Mr. Nelson will be granted a non-qualified stock option to purchase 600,000 shares of Company common stock with a term of ten (10) years at an exercise price per share equal to the closing price of the Company’s common stock on the grant date. Of the 600,000 shares, (i) 400,000 shares will vest, as to one-fourth, on the one-year anniversary of the grant date, and as to three-fourths, in thirty-six equal consecutive monthly installments commencing on the thirteenth month anniversary of the grant date, and (ii) 200,000 shares will vest in accordance with performance criteria established by the Compensation Committee.

Pursuant to the terms of the employment agreement, Mr.
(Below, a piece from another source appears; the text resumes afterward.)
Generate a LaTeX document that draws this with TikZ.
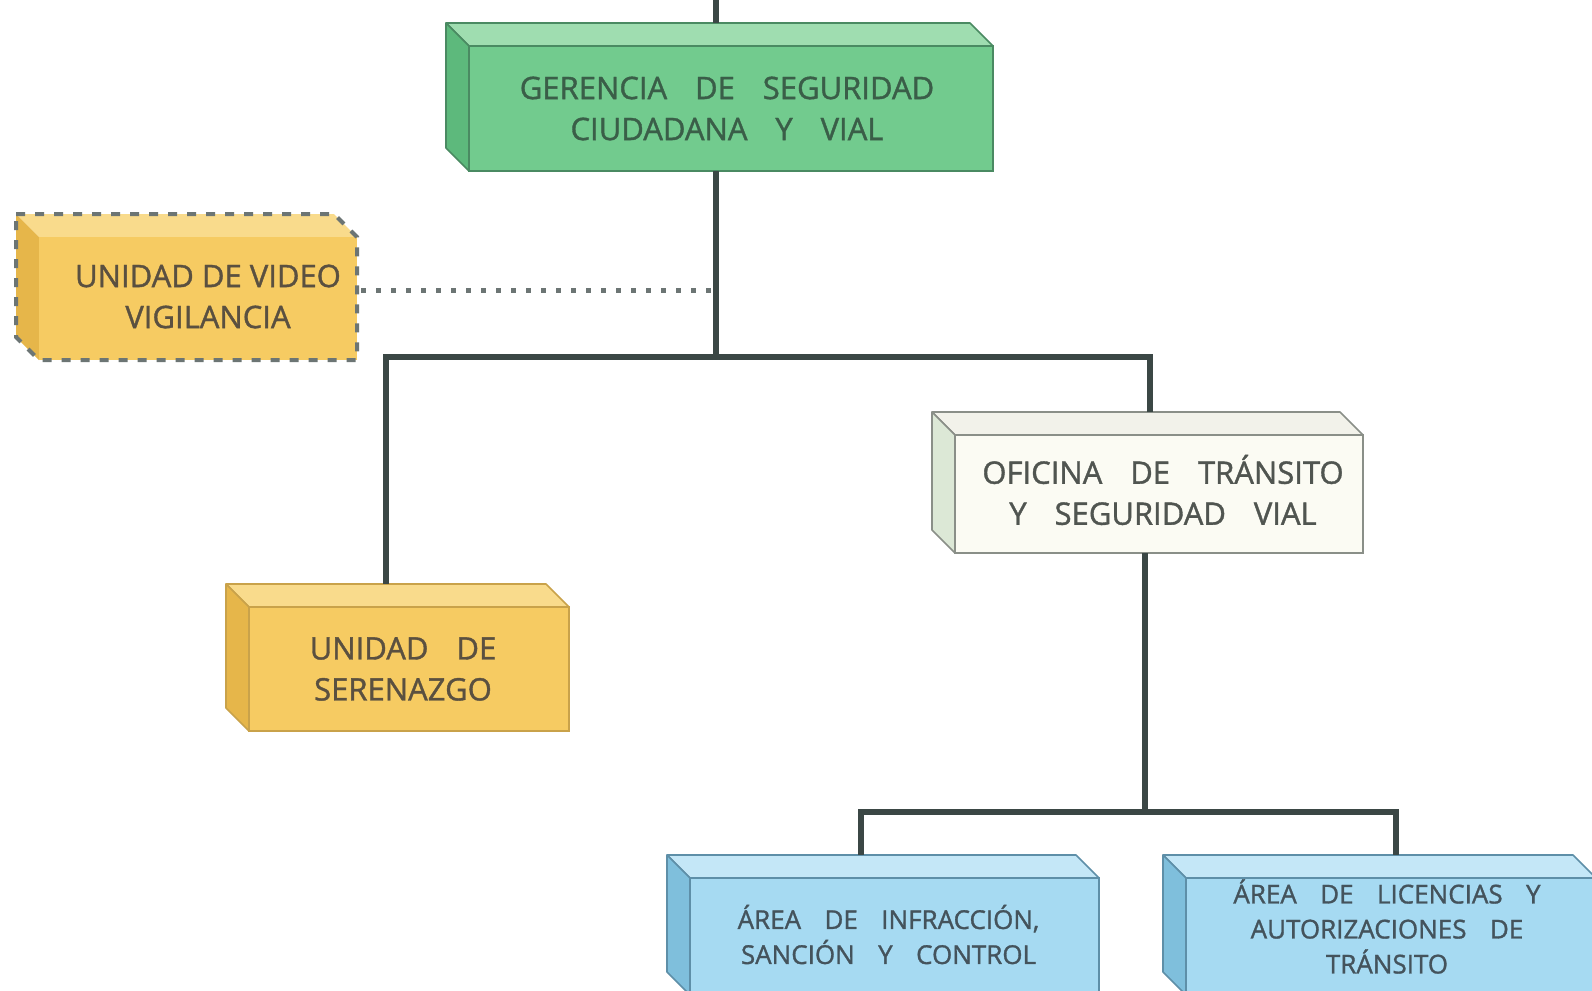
\documentclass[tikz,border=0pt]{standalone}
\usepackage{fontspec}
\setmainfont{Open Sans}[FakeBold=1.2]
\usetikzlibrary{calc}
\definecolor{grnF}{HTML}{72CB8E}\definecolor{grnT}{HTML}{9FDDB0}\definecolor{grnS}{HTML}{5DB97C}\definecolor{grnE}{HTML}{4A8A62}\definecolor{grnX}{HTML}{3A5E48}
\definecolor{ylwF}{HTML}{F6CB62}\definecolor{ylwT}{HTML}{F9DB8C}\definecolor{ylwS}{HTML}{E6B64A}\definecolor{ylwE}{HTML}{C9A24A}\definecolor{ylwX}{HTML}{5A5040}
\definecolor{whtF}{HTML}{FBFBF3}\definecolor{whtT}{HTML}{F2F2EA}\definecolor{whtS}{HTML}{DCE8D6}\definecolor{whtE}{HTML}{8A8F88}\definecolor{whtX}{HTML}{505550}
\definecolor{bluF}{HTML}{A6DAF2}\definecolor{bluT}{HTML}{C4E7F7}\definecolor{bluS}{HTML}{7FBFDC}\definecolor{bluE}{HTML}{5E8FA8}\definecolor{bluX}{HTML}{44535C}
\definecolor{connC}{HTML}{3B4745}
\newcommand\ws{\hspace{0.9em}}
% #1 colour prefix, #2 name, #3 x1, #4 y1, #5 x2, #6 y2, #7 text options, #8 text
\newcommand\tdbox[8]{%
  \filldraw[fill=#1T, draw=#1E, line width=0.8pt, line join=round] (#3,#4) -- ++(-23,-23) -- ({#5-23},{#4-23}) -- (#5,#4) -- cycle;
  \filldraw[fill=#1S, draw=#1E, line width=0.8pt, line join=round] (#3,#4) -- ++(-23,-23) -- ({#3-23},{#6-23}) -- (#3,#6) -- cycle;
  \node[fill=#1F, draw=#1E, line width=0.8pt, inner sep=0pt, outer sep=0pt,
        minimum width={(#5-#3)*0.5pt}, minimum height={(#6-#4)*0.5pt}] (#2) at ({(#3+#5)/2},{(#4+#6)/2}) {};
  \node[text=#1X, align=center, #7] (#2-txt) at (#2.center) {#8};
  \coordinate (#2-back) at ($(#2.north)+(0,-23)$);
}
\tikzset{conn/.style={draw=connC, line width=2.8pt},
  big/.style={font=\fontsize{15.5}{20.5}\selectfont},
  small/.style={font=\fontsize{13}{17.5}\selectfont}}
\begin{document}
\begin{tikzpicture}[x=0.5pt,y=-0.5pt]
\useasboundingbox[fill=white] (0,0) rectangle (1592,991);
% boxes
\tdbox{grn}{g}{469}{46}{993}{171}{big, xshift=-2pt}{GERENCIA\ws DE\ws SEGURIDAD\\CIUDADANA\ws Y\ws VIAL}
% video box (dashed outline)
\fill[ylwT] (39,237) -- (16,214) -- (334,214) -- (357,237) -- cycle;
\fill[ylwS] (39,237) -- (16,214) -- (16,337) -- (39,360) -- cycle;
\node[fill=ylwF, inner sep=0pt, outer sep=0pt, minimum width=159pt, minimum height=61.5pt] (vid) at (198,298.5) {};
\node[text=ylwX, align=center, big, xshift=5pt, yshift=1pt] (vid-txt) at (vid.center) {UNIDAD DE VIDEO\\VIGILANCIA};
\draw[draw=connC!75, line width=2pt, dash pattern=on 4.5pt off 5pt] (16,214) -- (334,214) -- (357,237) -- (357,360) -- (39,360) -- (16,337) -- cycle;
\tdbox{wht}{ofi}{955}{435}{1363}{553}{big, xshift=2pt, yshift=2pt}{OFICINA\ws DE\ws TRÁNSITO\\Y\ws SEGURIDAD\ws VIAL}
\tdbox{ylw}{ser}{249}{607}{569}{731}{big, xshift=-3pt}{UNIDAD\ws DE\\SERENAZGO}
\tdbox{blu}{a1}{690}{878}{1099}{995}{small, xshift=-3pt, yshift=1pt}{ÁREA\ws DE\ws INFRACCIÓN,\\SANCIÓN\ws Y\ws CONTROL}
\tdbox{blu}{a2}{1186}{878}{1596}{995}{small, yshift=5pt, xshift=-2pt}{ÁREA\ws DE\ws LICENCIAS\ws Y\\AUTORIZACIONES\ws DE\\TRÁNSITO}
% connectors
\coordinate (top) at (716,0);
\coordinate (j1) at (716,357);
\coordinate (jl) at (386,357);
\coordinate (jr) at (1150,357);
\coordinate (dv) at (716,290);
\coordinate (j2) at (1145,812);
\coordinate (j2l) at (861,812);
\coordinate (j2r) at (1396,812);
\draw[conn] (top) -- (top |- g-back);
\draw[conn] (top |- g.south) -- (j1);
\draw[conn, line cap=rect] (jl) -- (jr);
\draw[conn] (jl) -- (jl |- ser-back);
\draw[conn] (jr) -- (jr |- ofi-back);
\draw[draw=connC!75, line width=2.5pt, dash pattern=on 2.5pt off 5pt] (dv -| vid.east) ++(4,0) -- (dv);
\draw[conn] (j2 |- ofi.south) -- (j2);
\draw[conn, line cap=rect] (j2l) -- (j2r);
\draw[conn] (j2l) -- (j2l |- a1-back);
\draw[conn] (j2r) -- (j2r |- a2-back);
\end{tikzpicture}
\end{document}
Nelson is entitled to severance benefits in the event that either the Company terminates him without cause or he resigns for good reason. The severance amount consists of twelve (12) months of Mr. Nelson’s annual base salary and a payment equal to the pro-rata portion of the then-current performance bonus target at full achievement, payable on the Company’s normal payroll schedule over the twelve (12) month period following the date of his separation from service, the time-based portion of Mr. Nelson’s stock option due to vest through the first anniversary of his effective date of termination, and paid COBRA premiums for the twelve-month period following such termination. In the event that Mr. Nelson is terminated within twelve (12) months following a change in control, in addition to the above severance benefits, Mr. Nelson’s time-based unvested stock options shall fully vest and be exercisable.
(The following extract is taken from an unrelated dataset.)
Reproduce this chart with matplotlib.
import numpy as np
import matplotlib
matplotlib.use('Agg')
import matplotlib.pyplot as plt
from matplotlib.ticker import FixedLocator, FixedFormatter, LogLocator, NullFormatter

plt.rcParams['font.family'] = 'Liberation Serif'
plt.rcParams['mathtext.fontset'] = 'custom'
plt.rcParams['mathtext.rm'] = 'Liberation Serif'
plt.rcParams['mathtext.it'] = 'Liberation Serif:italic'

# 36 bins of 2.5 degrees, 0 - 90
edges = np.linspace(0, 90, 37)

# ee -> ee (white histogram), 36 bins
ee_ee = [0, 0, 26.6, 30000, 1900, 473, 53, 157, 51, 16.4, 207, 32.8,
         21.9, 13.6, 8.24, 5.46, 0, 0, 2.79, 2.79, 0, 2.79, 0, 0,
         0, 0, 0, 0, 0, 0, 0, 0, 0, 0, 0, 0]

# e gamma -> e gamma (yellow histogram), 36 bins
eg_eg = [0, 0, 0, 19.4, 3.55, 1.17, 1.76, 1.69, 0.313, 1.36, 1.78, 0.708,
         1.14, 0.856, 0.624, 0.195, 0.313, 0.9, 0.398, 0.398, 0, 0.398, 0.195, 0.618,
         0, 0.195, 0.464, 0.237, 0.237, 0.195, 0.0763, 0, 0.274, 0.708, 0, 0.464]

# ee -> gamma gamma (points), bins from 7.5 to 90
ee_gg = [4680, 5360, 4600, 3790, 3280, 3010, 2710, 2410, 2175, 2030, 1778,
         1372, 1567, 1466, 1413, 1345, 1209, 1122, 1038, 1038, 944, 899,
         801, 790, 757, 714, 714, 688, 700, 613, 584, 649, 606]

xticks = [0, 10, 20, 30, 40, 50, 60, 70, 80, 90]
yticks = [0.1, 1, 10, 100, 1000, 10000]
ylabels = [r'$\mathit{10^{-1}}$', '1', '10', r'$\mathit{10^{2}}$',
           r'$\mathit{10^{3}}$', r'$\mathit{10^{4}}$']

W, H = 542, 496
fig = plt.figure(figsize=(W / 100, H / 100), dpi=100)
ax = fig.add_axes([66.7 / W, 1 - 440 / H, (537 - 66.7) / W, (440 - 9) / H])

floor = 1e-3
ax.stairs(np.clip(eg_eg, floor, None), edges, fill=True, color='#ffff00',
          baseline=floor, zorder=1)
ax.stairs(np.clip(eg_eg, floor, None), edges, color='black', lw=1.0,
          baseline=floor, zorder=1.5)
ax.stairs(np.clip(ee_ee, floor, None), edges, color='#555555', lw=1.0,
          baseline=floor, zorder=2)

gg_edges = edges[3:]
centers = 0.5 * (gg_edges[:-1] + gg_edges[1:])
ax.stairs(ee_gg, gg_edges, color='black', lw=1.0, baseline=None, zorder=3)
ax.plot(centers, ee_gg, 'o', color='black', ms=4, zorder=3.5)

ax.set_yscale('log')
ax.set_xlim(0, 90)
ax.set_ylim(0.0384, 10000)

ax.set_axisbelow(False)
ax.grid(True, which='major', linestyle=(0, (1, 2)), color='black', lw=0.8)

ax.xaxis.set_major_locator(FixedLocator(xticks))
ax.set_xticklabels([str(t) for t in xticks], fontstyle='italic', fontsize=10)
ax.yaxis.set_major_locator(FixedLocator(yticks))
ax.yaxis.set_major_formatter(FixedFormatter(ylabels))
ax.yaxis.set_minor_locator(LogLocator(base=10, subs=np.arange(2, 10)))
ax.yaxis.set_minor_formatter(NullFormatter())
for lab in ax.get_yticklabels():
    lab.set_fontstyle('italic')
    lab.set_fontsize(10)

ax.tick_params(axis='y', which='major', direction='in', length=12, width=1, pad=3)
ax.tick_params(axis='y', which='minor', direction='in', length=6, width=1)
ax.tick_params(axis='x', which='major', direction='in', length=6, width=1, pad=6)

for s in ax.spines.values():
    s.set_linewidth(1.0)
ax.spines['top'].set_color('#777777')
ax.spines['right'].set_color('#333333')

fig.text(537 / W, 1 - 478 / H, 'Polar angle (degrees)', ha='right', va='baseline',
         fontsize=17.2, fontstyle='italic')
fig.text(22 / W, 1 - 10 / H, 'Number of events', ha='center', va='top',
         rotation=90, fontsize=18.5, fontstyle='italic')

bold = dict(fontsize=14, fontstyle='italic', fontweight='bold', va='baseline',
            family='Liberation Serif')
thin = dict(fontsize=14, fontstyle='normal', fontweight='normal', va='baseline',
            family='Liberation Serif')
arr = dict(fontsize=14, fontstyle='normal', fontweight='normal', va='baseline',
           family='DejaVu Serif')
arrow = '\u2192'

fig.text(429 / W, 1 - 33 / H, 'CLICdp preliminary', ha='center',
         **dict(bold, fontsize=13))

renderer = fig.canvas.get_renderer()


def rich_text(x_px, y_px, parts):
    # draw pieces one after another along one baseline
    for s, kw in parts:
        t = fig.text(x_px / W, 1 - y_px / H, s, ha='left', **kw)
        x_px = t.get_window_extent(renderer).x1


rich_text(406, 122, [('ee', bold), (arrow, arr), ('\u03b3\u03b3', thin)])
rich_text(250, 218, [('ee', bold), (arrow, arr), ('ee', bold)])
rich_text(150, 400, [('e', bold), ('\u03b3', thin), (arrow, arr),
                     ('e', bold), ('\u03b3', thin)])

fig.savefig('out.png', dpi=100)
The foregoing is only a brief description of the material terms of the Employment Agreement, does not purport to be a complete description of the rights and obligations of the parties thereunder, and is qualified in its entirety by reference to the full text of the Employment Agreement. The Company intends to file a copy of the Employment Agreement as an exhibit to the Company’s Annual Report on Form 10-K for the period ended December 31, 2016.

Most recently, Mr. Nelson served as Chief Financial Officer and Chief Operating Officer for Beyond Meat, a consumer goods-focused start-up. From April 2013 to December 2015, Mr. Nelson served as Chief Financial Officer and Treasurer of Farmer Brothers Co., a national coffee roaster, wholesaler, and distributor of coffee, tea and culinary products. From 2010 to 2013, Mr. Nelson served as Vice President, Corporate Controller and Chief Accounting Officer of Newport Corporation, a global supplier of advanced technology products and systems. From 2004 to 2010, Mr. Nelson held various senior financial roles at Newport Corporation, including as Vice President and Controller, Vice President and General Manager of its optical components division and as Finance Director of its photonics division. Previously, Mr. Nelson held the positions of Finance Director in Thermo Electron Corporation, Cost and Budget Manager at C.R. Bard, Inc., and Financial Management Program Trainee with the General Electric Company.

Mr. Nelson holds an MBA in Entrepreneurship and Finance from Babson College and a Bachelor of Arts in Finance from the University of Massachusetts.

There is no arrangement or understanding pursuant to which Mr. Nelson was selected as Chief Financial Officer and Senior Vice President, and there are no related party transactions between the Company and Mr. Nelson reportable under Item 404(a) of Regulation S-K.





Item 9.01 Financial Statements and Exhibits.

(d) Exhibits.

99.1 Press Release of Biolase, Inc., dated March 1, 2017.






SIGNATURES

Pursuant to the requirements of the Securities Exchange Act of 1934, the registrant has duly caused this report to be signed on its behalf by the undersigned hereunto duly authorized.

         
    Biolase, Inc.
          
March 1, 2017   By:   /s/ Harold C. Flynn, Jr.
       
        Name: Harold C. Flynn, Jr.
        Title: President and Chief Executive Officer


Exhibit Index


     
Exhibit No.   Description

 
99.1
  Press Release of Biolase, Inc., dated March 1, 2017.